Secondly, I find it hard to believe this position that will ultimately not have total autonomy and has to answer to Kelly isn’t attractive.
For example, Seahawks’ GM John Schneider jumped at the chance to leave Green Bay and one of the top personnel departments in football to work in a similar non-autonomous role with Carroll, and formed a partnership that has produced a deep and talented roster – primarily through the draft – that has produced two consecutive Super Bowl appearances, and potentially a second consecutive Super Bowl championship.
And in New England, former GM Scott Pioli worked with/for Belichick in constructing a roster that produced three Super Bowl titles and one of the most consistent teams in NFL history, and even parlayed that into a GM job with Kansas City.
So clearly, this front office personnel model has proven it can be successful.
In regards to the candidates and their qualifications, or perceived lack thereof, I don’t see Kelly as someone who goes into a search process like this and just randomly calls guys to see if they want to work for him. He clearly had a plan in place and didn’t just come up with the front office coup to sweep him into power, and my guess is he’s taken the time to find out as much information as possible about the candidates before he even contacted them for an interview.
Houston thought so highly of Gaine that when Kelly reportedly wanted to speak with him a second time, they promoted him to get him to stay. Marynowitz, while young, was Nick Saban’s top recruiter at Alabama and is widely regarded as an emerging front office star.

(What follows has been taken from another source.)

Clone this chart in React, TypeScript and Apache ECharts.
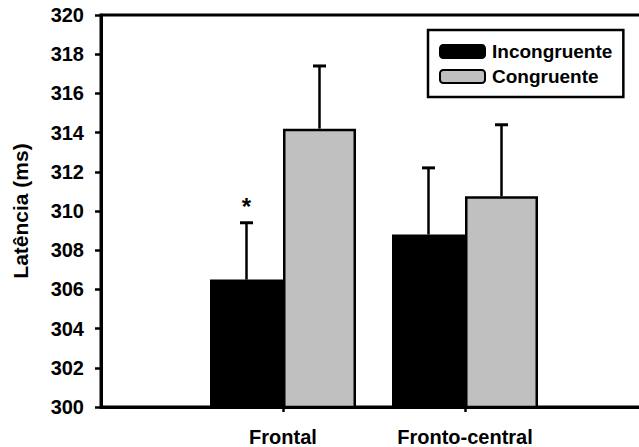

And Polian has reportedly emerged as the front runner for the job, as Kelly interviewed him for a second time over the weekend. True, he was fired along with his father, Bill, following the 2-14 2011 season. But the Colts had been among the top teams in the AFC since the senior Polian drafted Peyton, and their success was always predicated upon their QB and their offense and when he went down, Curtis Painter certainly wasn’t the answer – much like we found Mark Sanchez wasn’t the long term answer here, and Ryan Lindley wasn’t in Arizona, either.
In addition, I would surmise that he’s probably spoken with Carroll and Belichick – two peers with whom he has close relationships – about their own experiences in overseeing personnel and working with a GM. He’s also reportedly spoken with Tony Dungy about the GM search, as he and Kelly have ties from Dungy’s son playing for Kelly at Oregon.
And while the length of this search might prove to be frustrating because we all want to know who will be the guy yesterday, look no further to the length of the search that ultimately brought Kelly to Philadelphia. I’d certainly rather Kelly take some more time and find the right guy than just hurry up and bring someone in.
Remember – Lurie could have hired Bradley instead, who is the man ultimately for that pair of two-win seasons in Jacksonville.
And what would our stress level be if that had happened here?